> RECORDS
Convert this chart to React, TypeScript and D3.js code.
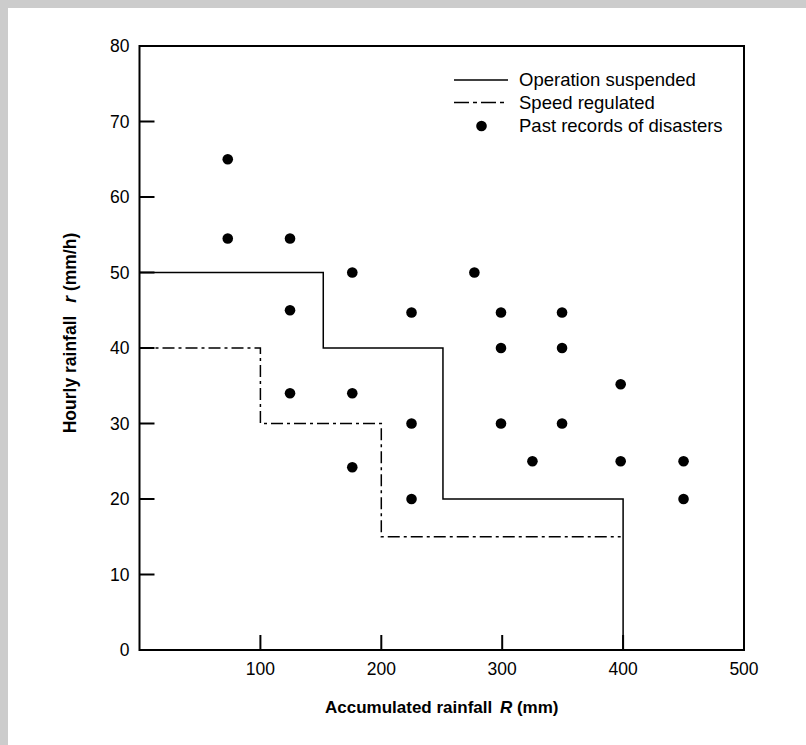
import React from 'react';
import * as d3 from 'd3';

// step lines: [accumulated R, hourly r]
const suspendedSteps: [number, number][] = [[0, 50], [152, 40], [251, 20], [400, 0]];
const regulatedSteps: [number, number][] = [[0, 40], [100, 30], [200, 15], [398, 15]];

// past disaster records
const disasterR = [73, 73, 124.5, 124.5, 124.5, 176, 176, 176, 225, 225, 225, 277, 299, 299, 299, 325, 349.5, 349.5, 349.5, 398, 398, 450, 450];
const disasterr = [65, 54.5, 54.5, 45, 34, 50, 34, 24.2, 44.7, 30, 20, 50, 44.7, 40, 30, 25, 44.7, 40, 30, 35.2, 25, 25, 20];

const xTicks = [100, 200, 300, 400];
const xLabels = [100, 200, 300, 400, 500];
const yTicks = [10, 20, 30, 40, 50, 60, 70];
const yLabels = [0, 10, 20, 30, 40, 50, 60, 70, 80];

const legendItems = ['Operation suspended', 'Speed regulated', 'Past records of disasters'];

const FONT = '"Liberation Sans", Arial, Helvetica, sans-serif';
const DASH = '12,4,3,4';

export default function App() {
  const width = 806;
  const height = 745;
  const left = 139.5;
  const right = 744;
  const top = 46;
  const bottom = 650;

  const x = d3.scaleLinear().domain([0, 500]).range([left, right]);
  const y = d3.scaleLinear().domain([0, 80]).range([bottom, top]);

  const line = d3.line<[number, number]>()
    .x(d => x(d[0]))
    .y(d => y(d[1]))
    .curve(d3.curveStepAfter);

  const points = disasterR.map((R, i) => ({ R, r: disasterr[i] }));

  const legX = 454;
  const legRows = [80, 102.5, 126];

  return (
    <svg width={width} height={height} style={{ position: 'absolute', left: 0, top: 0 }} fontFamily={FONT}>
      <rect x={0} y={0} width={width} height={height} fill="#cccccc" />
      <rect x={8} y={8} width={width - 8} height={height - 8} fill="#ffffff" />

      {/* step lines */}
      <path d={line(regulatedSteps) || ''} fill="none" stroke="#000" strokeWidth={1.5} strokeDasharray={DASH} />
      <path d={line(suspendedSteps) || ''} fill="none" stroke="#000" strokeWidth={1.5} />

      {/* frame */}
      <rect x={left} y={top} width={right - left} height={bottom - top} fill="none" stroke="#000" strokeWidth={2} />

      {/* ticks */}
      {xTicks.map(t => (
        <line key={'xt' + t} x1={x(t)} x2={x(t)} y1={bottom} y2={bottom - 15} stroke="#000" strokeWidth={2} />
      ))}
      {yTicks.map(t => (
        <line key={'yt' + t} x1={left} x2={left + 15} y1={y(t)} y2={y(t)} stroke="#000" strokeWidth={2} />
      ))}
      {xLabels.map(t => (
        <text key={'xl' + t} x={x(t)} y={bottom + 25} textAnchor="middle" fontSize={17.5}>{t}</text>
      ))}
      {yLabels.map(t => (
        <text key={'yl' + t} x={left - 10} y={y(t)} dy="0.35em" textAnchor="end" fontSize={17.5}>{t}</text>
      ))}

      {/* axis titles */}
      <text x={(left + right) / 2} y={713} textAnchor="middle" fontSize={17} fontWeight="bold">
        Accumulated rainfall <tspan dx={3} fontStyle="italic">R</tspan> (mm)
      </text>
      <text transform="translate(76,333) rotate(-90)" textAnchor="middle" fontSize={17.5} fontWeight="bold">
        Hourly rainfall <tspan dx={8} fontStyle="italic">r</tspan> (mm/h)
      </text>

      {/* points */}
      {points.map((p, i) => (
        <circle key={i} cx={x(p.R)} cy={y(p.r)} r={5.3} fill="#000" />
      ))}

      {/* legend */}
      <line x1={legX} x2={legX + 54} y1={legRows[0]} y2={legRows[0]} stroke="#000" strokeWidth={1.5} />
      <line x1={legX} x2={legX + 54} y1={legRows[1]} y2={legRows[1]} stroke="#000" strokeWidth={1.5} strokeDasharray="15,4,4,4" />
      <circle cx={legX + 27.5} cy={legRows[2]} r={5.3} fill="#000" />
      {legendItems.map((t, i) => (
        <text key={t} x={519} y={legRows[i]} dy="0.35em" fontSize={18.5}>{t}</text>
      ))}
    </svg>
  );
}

--

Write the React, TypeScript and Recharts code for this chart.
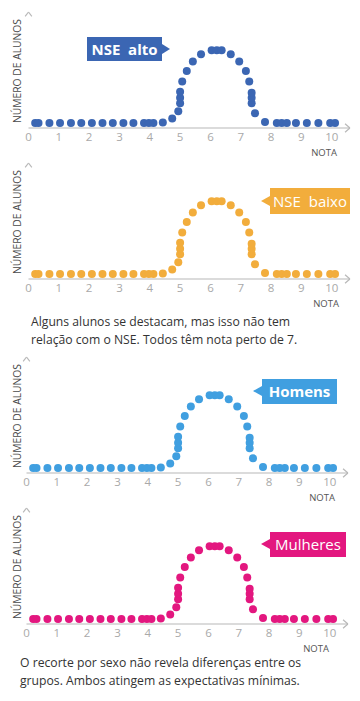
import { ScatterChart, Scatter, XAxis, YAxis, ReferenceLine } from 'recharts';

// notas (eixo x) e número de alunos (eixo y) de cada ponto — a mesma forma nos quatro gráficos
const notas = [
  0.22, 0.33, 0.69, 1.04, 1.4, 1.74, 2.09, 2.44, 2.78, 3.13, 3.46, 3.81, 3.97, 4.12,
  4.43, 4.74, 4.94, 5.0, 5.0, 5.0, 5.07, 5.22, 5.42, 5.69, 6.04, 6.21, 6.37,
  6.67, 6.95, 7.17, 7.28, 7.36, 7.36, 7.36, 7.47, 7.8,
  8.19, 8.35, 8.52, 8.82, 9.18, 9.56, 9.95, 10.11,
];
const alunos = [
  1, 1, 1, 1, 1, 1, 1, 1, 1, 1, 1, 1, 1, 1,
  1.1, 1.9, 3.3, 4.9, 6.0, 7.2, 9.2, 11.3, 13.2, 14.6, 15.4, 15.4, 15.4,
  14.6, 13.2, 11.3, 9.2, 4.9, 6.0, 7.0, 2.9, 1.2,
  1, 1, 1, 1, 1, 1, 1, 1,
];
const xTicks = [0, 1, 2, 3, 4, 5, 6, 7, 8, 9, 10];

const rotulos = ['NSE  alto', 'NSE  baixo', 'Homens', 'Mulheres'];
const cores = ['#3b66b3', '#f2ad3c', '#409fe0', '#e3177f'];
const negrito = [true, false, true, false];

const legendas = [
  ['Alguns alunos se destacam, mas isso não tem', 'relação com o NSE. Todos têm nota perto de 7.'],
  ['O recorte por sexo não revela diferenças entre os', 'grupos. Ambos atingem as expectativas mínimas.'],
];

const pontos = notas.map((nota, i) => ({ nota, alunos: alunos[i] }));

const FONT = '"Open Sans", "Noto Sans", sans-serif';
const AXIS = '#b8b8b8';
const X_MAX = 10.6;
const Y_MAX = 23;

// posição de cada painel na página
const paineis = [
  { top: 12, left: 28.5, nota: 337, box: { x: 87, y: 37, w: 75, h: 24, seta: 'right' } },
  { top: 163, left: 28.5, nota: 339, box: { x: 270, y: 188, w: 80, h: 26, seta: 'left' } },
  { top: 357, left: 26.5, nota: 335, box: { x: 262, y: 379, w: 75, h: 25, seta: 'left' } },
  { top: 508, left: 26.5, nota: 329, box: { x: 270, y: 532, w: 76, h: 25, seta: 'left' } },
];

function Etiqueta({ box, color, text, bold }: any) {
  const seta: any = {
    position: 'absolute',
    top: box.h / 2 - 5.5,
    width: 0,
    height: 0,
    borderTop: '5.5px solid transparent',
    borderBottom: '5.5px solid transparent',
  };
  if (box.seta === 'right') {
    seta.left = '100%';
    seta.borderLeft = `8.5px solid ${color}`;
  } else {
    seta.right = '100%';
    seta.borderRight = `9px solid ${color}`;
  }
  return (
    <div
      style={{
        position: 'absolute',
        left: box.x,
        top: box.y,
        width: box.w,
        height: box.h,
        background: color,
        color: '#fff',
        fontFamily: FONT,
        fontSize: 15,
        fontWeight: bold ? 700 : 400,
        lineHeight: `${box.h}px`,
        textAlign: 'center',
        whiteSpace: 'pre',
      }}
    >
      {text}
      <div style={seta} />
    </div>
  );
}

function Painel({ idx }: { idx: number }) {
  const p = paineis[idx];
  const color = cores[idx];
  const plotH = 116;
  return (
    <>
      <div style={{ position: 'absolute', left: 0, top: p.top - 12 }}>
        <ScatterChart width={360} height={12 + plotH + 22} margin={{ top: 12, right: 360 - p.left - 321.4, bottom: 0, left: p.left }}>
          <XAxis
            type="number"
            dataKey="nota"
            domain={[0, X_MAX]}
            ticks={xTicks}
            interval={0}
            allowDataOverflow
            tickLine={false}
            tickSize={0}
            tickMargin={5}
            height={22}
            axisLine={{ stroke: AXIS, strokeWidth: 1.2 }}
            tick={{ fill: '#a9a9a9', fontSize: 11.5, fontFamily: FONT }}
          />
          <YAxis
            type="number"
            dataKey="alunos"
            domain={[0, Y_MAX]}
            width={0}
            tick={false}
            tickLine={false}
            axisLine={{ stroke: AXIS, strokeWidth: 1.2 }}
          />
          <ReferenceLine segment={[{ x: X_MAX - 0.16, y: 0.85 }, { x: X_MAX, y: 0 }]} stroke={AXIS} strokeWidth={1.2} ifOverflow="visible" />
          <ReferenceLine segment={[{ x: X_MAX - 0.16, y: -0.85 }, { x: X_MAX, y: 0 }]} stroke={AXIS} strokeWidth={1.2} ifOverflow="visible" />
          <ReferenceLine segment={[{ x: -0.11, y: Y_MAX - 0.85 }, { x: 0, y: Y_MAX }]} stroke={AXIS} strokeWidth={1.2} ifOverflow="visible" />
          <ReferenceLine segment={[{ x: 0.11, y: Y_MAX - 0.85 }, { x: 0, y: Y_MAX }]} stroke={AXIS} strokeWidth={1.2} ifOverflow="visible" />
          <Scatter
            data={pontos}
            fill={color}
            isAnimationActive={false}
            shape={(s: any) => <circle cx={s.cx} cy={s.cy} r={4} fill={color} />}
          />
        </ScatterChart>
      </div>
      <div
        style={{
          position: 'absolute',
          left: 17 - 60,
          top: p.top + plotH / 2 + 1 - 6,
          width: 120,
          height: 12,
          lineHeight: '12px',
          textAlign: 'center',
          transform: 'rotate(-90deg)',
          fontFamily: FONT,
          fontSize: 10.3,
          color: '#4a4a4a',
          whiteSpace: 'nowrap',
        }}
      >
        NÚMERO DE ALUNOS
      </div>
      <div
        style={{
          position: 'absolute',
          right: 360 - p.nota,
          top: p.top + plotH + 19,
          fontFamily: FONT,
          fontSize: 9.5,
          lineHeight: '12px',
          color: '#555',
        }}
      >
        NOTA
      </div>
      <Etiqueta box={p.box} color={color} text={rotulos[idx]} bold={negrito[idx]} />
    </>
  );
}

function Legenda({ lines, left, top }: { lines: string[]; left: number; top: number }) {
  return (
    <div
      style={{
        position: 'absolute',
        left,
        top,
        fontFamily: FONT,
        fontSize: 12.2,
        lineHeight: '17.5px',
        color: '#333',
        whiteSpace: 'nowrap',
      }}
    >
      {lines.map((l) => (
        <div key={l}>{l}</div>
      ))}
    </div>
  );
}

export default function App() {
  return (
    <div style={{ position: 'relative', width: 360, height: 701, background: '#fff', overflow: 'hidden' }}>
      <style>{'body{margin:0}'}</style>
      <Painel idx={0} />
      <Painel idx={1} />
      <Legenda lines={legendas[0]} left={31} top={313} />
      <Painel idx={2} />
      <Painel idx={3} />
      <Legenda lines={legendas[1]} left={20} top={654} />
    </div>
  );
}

> AIM
Review the material and copy each line in which the word "this" appears.

> EXERCISE OUTPUT
Convert this chart to React, TypeScript and D3.js code.
Write the React, TypeScript and Recharts code for this chart.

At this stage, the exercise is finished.